Tesla stock's future: The impact of reduced production in the Chinese market and intensified competition on stock prices
Introduction
Recently, Tesla announced a reduction in production in the Chinese market, which immediately impacted its stock price and drew the attention of the entire market. This decision in China, the world’s largest automotive market, reflects the industry-wide challenge of slowing demand for electric vehicles (EVs). Tesla’s stock fell early after the news became public, and investors and analysts are questioning the company’s future developments and its strategy.
Tesla decided to cut production because EV growth in the Chinese market had slowed, and it also became evident that its Shanghai factory was not operating at full capacity. The production adjustment involves reducing worker hours from 6.5 days a week to 5 days, starting in early March and expected to continue through April. Market experts point out that the underlying reason for such a move is to address high global inventory levels.
The news of this production cut has further fueled speculation about Tesla’s position in an already uncertain EV market. Investors are concerned about potential impacts on both short-term profitability and long-term growth strategy. The stock price movement and market reaction suggest the seriousness of the challenges Tesla will face in the coming months, and the company’s responses are under close scrutiny.
Tesla’s Challenges in the Chinese Market
Backdrop and Causes of the Production Cut
Slowing Growth of the EV Market
One of the main reasons Tesla decided to reduce production in China is the slowdown in growth of the EV market in China. As the world’s largest automotive market, China has been a crucial growth engine for EV manufacturers, including Tesla. However, as the market matures, growth rates have slowed compared with previous years. This is due to multiple factors, including diminished novelty to attract new consumer segments and reductions in government subsidies.

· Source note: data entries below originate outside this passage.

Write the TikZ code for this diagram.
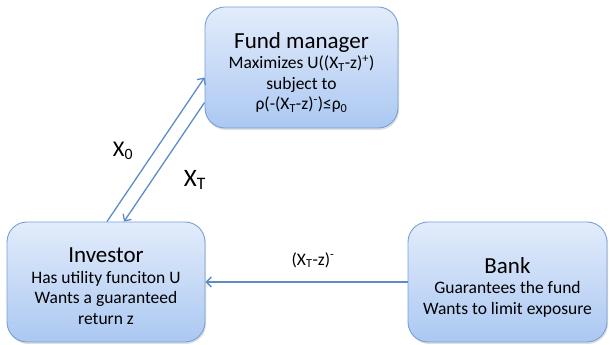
\documentclass[tikz,border=0pt]{standalone}
\usepackage{fontspec}
\setmainfont{Carlito}
\usetikzlibrary{arrows.meta,shadows}
\definecolor{boxtop}{HTML}{E3ECFB}
\definecolor{boxbot}{HTML}{ABC8F2}
\definecolor{edge}{HTML}{74A0D6}
\definecolor{flow}{HTML}{5B8CC8}
\tikzset{
  party/.style={rounded corners=20pt, draw=edge, line width=0.9pt,
    top color=boxtop, bottom color=boxbot,
    drop shadow={opacity=0.25, shadow xshift=1pt, shadow yshift=-2pt}},
  txt/.style={align=center, inner sep=0pt, font=\fontsize{17.5}{20.5}\selectfont},
  flowline/.style={draw=flow, line width=1.3pt, -{Straight Barb[length=5pt,width=10pt]}},
  lab/.style={inner sep=0pt},
}

\begin{document}
\begin{tikzpicture}[x=1pt,y=1pt]
  \useasboundingbox (0,0) rectangle (611,345);

  % the three parties
  \node[party, minimum width=193pt, minimum height=121pt] (fund) at (301.5,277.5) {};
  \node[party, minimum width=198pt, minimum height=120pt] (inv) at (106,63) {};
  \node[party, minimum width=199pt, minimum height=120pt] (bank) at (507.5,63) {};

  \node[txt] (fundtxt) at ([yshift=-5pt]fund.center)
    {{\fontsize{23}{25}\selectfont Fund manager}\\[0pt]
     Maximizes U((X\textsubscript{T}-z)\textsuperscript{+})\\
     subject to\\
     ρ(-(X\textsubscript{T}-z)\textsuperscript{-})≤ρ\textsubscript{0}};
  \node[txt] (invtxt) at ([yshift=-4pt]inv.center)
    {{\fontsize{23}{25}\selectfont Investor}\\[0pt]
     Has utility funciton U\\
     Wants a guaranteed\\
     return z};
  \node[txt] (banktxt) at ([yshift=-5pt]bank.center)
    {{\fontsize{23}{25}\selectfont Bank}\\[0pt]
     Guarantees the fund\\
     Wants to limit exposure};

  % flows
  \draw[flowline] ([xshift=1pt]inv.north) -- ([yshift=-10pt]fund.west);
  \draw[flowline] ([yshift=-35pt]fund.west) -- ([xshift=18pt]inv.north);
  \draw[flowline] (bank.west) -- (inv.east);

  \node[lab, font=\fontsize{22.5}{22.5}\selectfont] (x0) at (123,194) {X\textsubscript{0}};
  \node[lab, font=\fontsize{25}{25}\selectfont] (xT) at (195,165) {X\textsubscript{T}};
  \node[lab, font=\fontsize{17.5}{17.5}\selectfont] (loss) at (313,85) {(X\textsubscript{T}-z)\textsuperscript{-}};
\end{tikzpicture}
\end{document}
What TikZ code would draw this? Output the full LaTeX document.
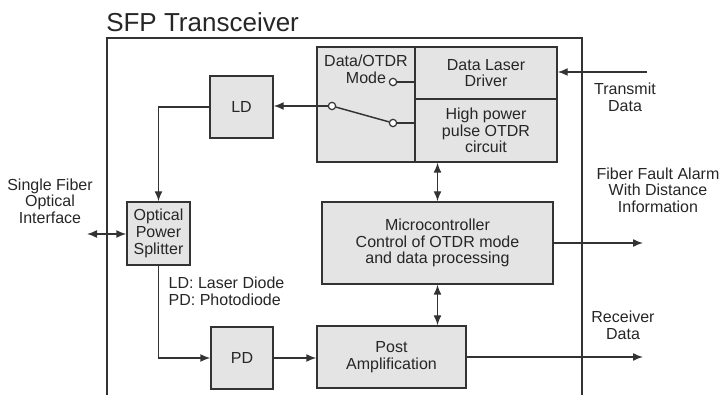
\documentclass[tikz,border=0pt]{standalone}
\usepackage{fontspec}
\setmainfont{Liberation Sans}
\usetikzlibrary{arrows.meta}
\definecolor{linec}{HTML}{333333}
\definecolor{boxc}{HTML}{E4E4E4}
\tikzset{
 blk/.style 2 args={draw=linec, fill=boxc, line width=1.1pt, align=center, inner sep=0pt,
   minimum width=#1*0.75pt, minimum height=#2*0.75pt, text=black!85, font=\fontsize{12}{12.5}\selectfont},
 wire/.style={draw=linec, line width=1.1pt},
 arr/.style={wire, -{Latex[length=7.5pt,width=6pt]}},
 darr/.style={wire, {Latex[length=7.5pt,width=6pt]}-{Latex[length=7.5pt,width=6pt]}},
 pin/.style={circle, draw=linec, fill=white, line width=0.9pt, inner sep=0pt, minimum size=5.5pt},
 lbl/.style={align=center, text=black!85, font=\fontsize{12}{12.5}\selectfont}
}
\begin{document}
\begin{tikzpicture}[x=0.75pt,y=-0.75pt]
\useasboundingbox (0,0) rectangle (721,395);
\node [anchor=base west, inner sep=0pt, text=black!85, font=\fontsize{19.5}{20}\selectfont] (title) at (106,32) {SFP Transceiver};
\draw [wire] (107,395) |- (582,38) -- (582,395);

\node [blk={98}{115}] (mode) at (366,104.5) {};
\node [lbl, anchor=north, inner sep=0pt, yshift=-6.5pt] (modetxt) at (mode.north) {Data/OTDR\\Mode};
\node [blk={142}{52}] (drv) at (486,73) {Data Laser\\Driver};
\node [blk={142}{63}] (otdr) at (486,130.5) {High power\\pulse OTDR\\circuit};
\node [blk={63}{62}] (ld) at (241.5,107) {LD};
\node [blk={63}{63}] (spl) at (158.5,233.5) {Optical\\Power\\Splitter};
\node [blk={231}{82}] (mcu) at (437.5,243) {Microcontroller\\Control of OTDR mode\\and data processing};
\node [blk={62}{62}] (pd) at (242,358) {PD};
\node [blk={149}{62}] (post) at (391.5,357) {Post\\Amplification};

\node [pin] (sw) at (332,106) {};
\node [pin] (ca) at (393,82) {};
\node [pin] (cb) at (393,123) {};
\draw [wire] (ca) -- (ca -| drv.west);
\draw [wire] (cb) -- (cb -| otdr.west);
\draw [wire] (sw) -- (cb);
\draw [arr] (sw) -- (sw -| ld.east);

\coordinate (txin) at (647,72);
\draw [arr] (txin) -- (txin -| drv.east);
\draw [arr] (ld.west) -| (spl.north);
\draw [arr] (spl.south) |- (pd.west);
\draw [arr] (pd.east) -- (pd.east -| post.west);
\coordinate (fib) at (87,234);
\draw [darr] (fib) -- (fib -| spl.west);
\draw [darr] (mcu.north) -- (mcu.north |- otdr.south);
\draw [darr] (mcu.south) -- (mcu.south |- post.north);
\coordinate (alarm) at (643,243);
\draw [arr] (mcu.east) -- (alarm);
\coordinate (rx) at (643,357);
\draw [arr] (post.east) -- (rx);

\node [lbl] (fibtxt) at (50,201) {Single Fiber\\Optical\\Interface};
\node [lbl] (txtxt) at (625,97) {Transmit\\Data};
\node [lbl] (alarmtxt) at (658,190) {Fiber Fault Alarm\\With Distance\\Information};
\node [lbl] (rxtxt) at (623,325) {Receiver\\Data};
\node [lbl, align=left, anchor=west] (legend) at (164,291) {LD: Laser Diode\\PD: Photodiode};
\end{tikzpicture}
\end{document}
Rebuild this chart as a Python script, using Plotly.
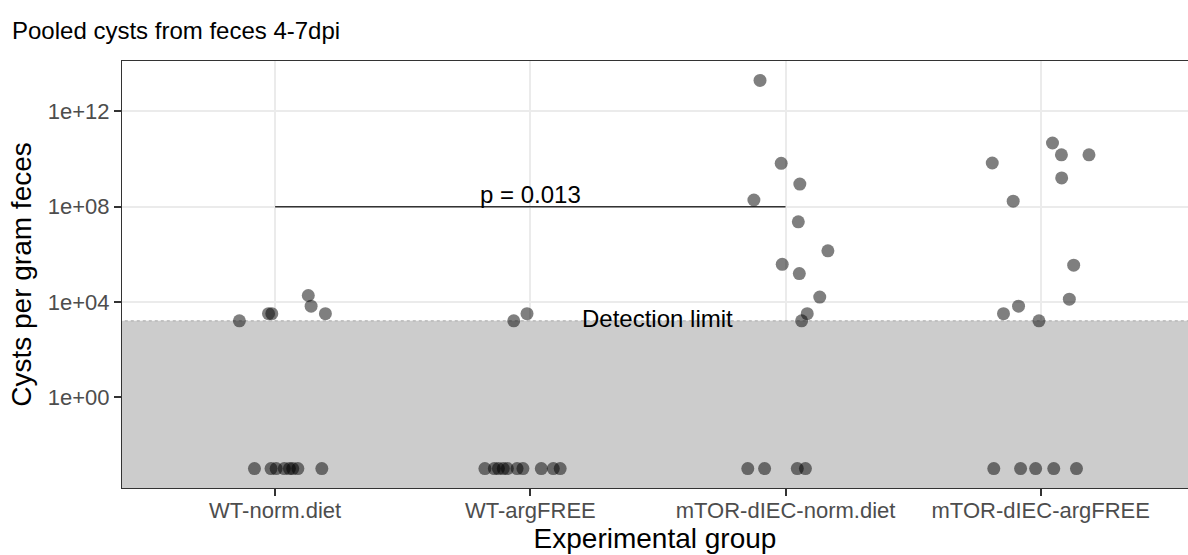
import numpy as np
import plotly.graph_objects as go

# ---------------- data ----------------
groups = ["WT-norm.diet", "WT-argFREE", "mTOR-dIEC-norm.diet", "mTOR-dIEC-argFREE"]

# cysts per gram feces (0 = below detection, plotted at a pseudo value)
wt_norm_values = [1600, 3200, 3200, 18600, 6600, 3200, 0, 0, 0, 0, 0, 0, 0, 0]
wt_norm_jitter = [-0.14, -0.026, -0.013, 0.13, 0.141, 0.197,
                  -0.081, -0.016, 0.004, 0.036, 0.056, 0.069, 0.089, 0.183]

wt_arg_values = [1600, 3200, 0, 0, 0, 0, 0, 0, 0, 0, 0, 0]
wt_arg_jitter = [-0.065, -0.013,
                 -0.178, -0.141, -0.125, -0.106, -0.090, -0.052, -0.029, 0.043, 0.090, 0.117]

mtor_norm_values = [2.0e13, 6.6e9, 8.9e8, 1.9e8, 2.3e7, 1.4e6, 3.8e5, 1.55e5, 1.6e4, 3200, 1600,
                    0, 0, 0, 0]
mtor_norm_jitter = [-0.10, -0.017, 0.056, -0.124, 0.05, 0.166, -0.013, 0.054, 0.134, 0.085, 0.063,
                    -0.148, -0.082, 0.046, 0.078]

mtor_arg_values = [4.7e10, 1.5e10, 1.5e10, 6.8e9, 1.6e9, 1.7e8, 3.5e5, 1.3e4, 6600, 3200, 1600,
                   0, 0, 0, 0, 0]
mtor_arg_jitter = [0.046, 0.081, 0.189, -0.19, 0.082, -0.108, 0.129, 0.112, -0.087, -0.146, -0.007,
                   -0.184, -0.079, -0.020, 0.051, 0.14]

zero_plot_value = 1e-3
detection_limit = 1600
y_tick_values = [1, 1e4, 1e8, 1e12]
y_tick_labels = ["1e+00", "1e+04", "1e+08", "1e+12"]
p_label = "p = 0.013"
p_y = 1e8
p_groups = (0, 2)

series = [
    (wt_norm_values, wt_norm_jitter),
    (wt_arg_values, wt_arg_jitter),
    (mtor_norm_values, mtor_norm_jitter),
    (mtor_arg_values, mtor_arg_jitter),
]

FONT = "Liberation Sans, Arial, sans-serif"
XRANGE = [-0.6, 3.577]

fig = go.Figure()

all_y = []
for vals in (s[0] for s in series):
    all_y += [v if v > 0 else zero_plot_value for v in vals]
lmin, lmax = np.log10(min(all_y)), np.log10(max(all_y))
pad = 0.05 * (lmax - lmin)
yrange = [lmin - pad, lmax + pad]
y_bottom = 10 ** (yrange[0] - 1)

# detection-limit region (above grid, below points)
fig.add_trace(go.Scatter(
    x=[XRANGE[0] - 1, XRANGE[1] + 1, XRANGE[1] + 1, XRANGE[0] - 1, XRANGE[0] - 1],
    y=[y_bottom, y_bottom, detection_limit, detection_limit, y_bottom],
    mode="lines", fill="toself", fillcolor="#CCCCCC", line=dict(width=0),
    showlegend=False, hoverinfo="skip"))
fig.add_trace(go.Scatter(
    x=[XRANGE[0] - 1, XRANGE[1] + 1], y=[detection_limit, detection_limit],
    mode="lines", line=dict(color="#A8A8A8", width=1, dash="3px,3px"),
    showlegend=False, hoverinfo="skip"))

# significance line
fig.add_trace(go.Scatter(
    x=[p_groups[0], p_groups[1]], y=[p_y, p_y], mode="lines",
    line=dict(color="#333333", width=1.5), showlegend=False, hoverinfo="skip"))

for gi, (vals, jit) in enumerate(series):
    yv = [v if v > 0 else zero_plot_value for v in vals]
    xv = [gi + j for j in jit]
    fig.add_trace(go.Scatter(
        x=xv, y=yv, mode="markers",
        marker=dict(size=13, color="rgba(0,0,0,0.5)", line=dict(width=0)),
        showlegend=False, hoverinfo="skip"))

fig.add_annotation(x=(p_groups[0] + p_groups[1]) / 2, y=np.log10(p_y), text=p_label,
                   showarrow=False, yanchor="bottom", yshift=-3,
                   font=dict(family=FONT, size=24, color="black"))
fig.add_annotation(x=1.5, y=np.log10(detection_limit), text="Detection limit",
                   showarrow=False, yanchor="middle", yshift=2,
                   font=dict(family=FONT, size=24, color="black"))

fig.update_layout(
    width=1188, height=555,
    margin=dict(l=122, r=0, t=61, b=67),
    paper_bgcolor="white", plot_bgcolor="white",
    font=dict(family=FONT),
    title=dict(text="Pooled cysts from feces 4-7dpi", x=12 / 1188, xanchor="left",
               y=1 - 31 / 555, yanchor="middle",
               font=dict(family=FONT, size=24, color="black")),
)

fig.update_xaxes(
    range=XRANGE, tickvals=list(range(len(groups))), ticktext=groups,
    showgrid=True, gridcolor="#EBEBEB", gridwidth=2, zeroline=False,
    showline=True, linecolor="#333333", linewidth=1, mirror=True,
    ticks="outside", ticklen=7, tickwidth=1.5, tickcolor="#333333",
    ticklabelstandoff=-4,
    tickfont=dict(family=FONT, size=22, color="#4D4D4D"),
    title=dict(text="Experimental group", standoff=4,
               font=dict(family=FONT, size=28, color="black")),
)
fig.update_yaxes(
    type="log", range=yrange, tickvals=y_tick_values, ticktext=y_tick_labels,
    showgrid=True, gridcolor="#EBEBEB", gridwidth=2, zeroline=False,
    showline=True, linecolor="#333333", linewidth=1, mirror=False,
    ticks="outside", ticklen=7, tickwidth=1.5, tickcolor="#333333",
    tickfont=dict(family=FONT, size=22, color="#4D4D4D"),
    title=dict(text="Cysts per gram feces", standoff=8,
               font=dict(family=FONT, size=28, color="black")),
)

fig.write_html("out.html")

Inventory Levels and Production Adjustments
Furthermore, Tesla has reportedly been carrying high inventory levels. This indicates a mismatch between demand forecasts and actual market demand, and Tesla needs to adjust its production plans to bring inventories back to healthy levels. This production adjustment is being made by reducing the Shanghai factory’s operating days from 6.5 days to 5 days, aiming at proper inventory management and cost reductions.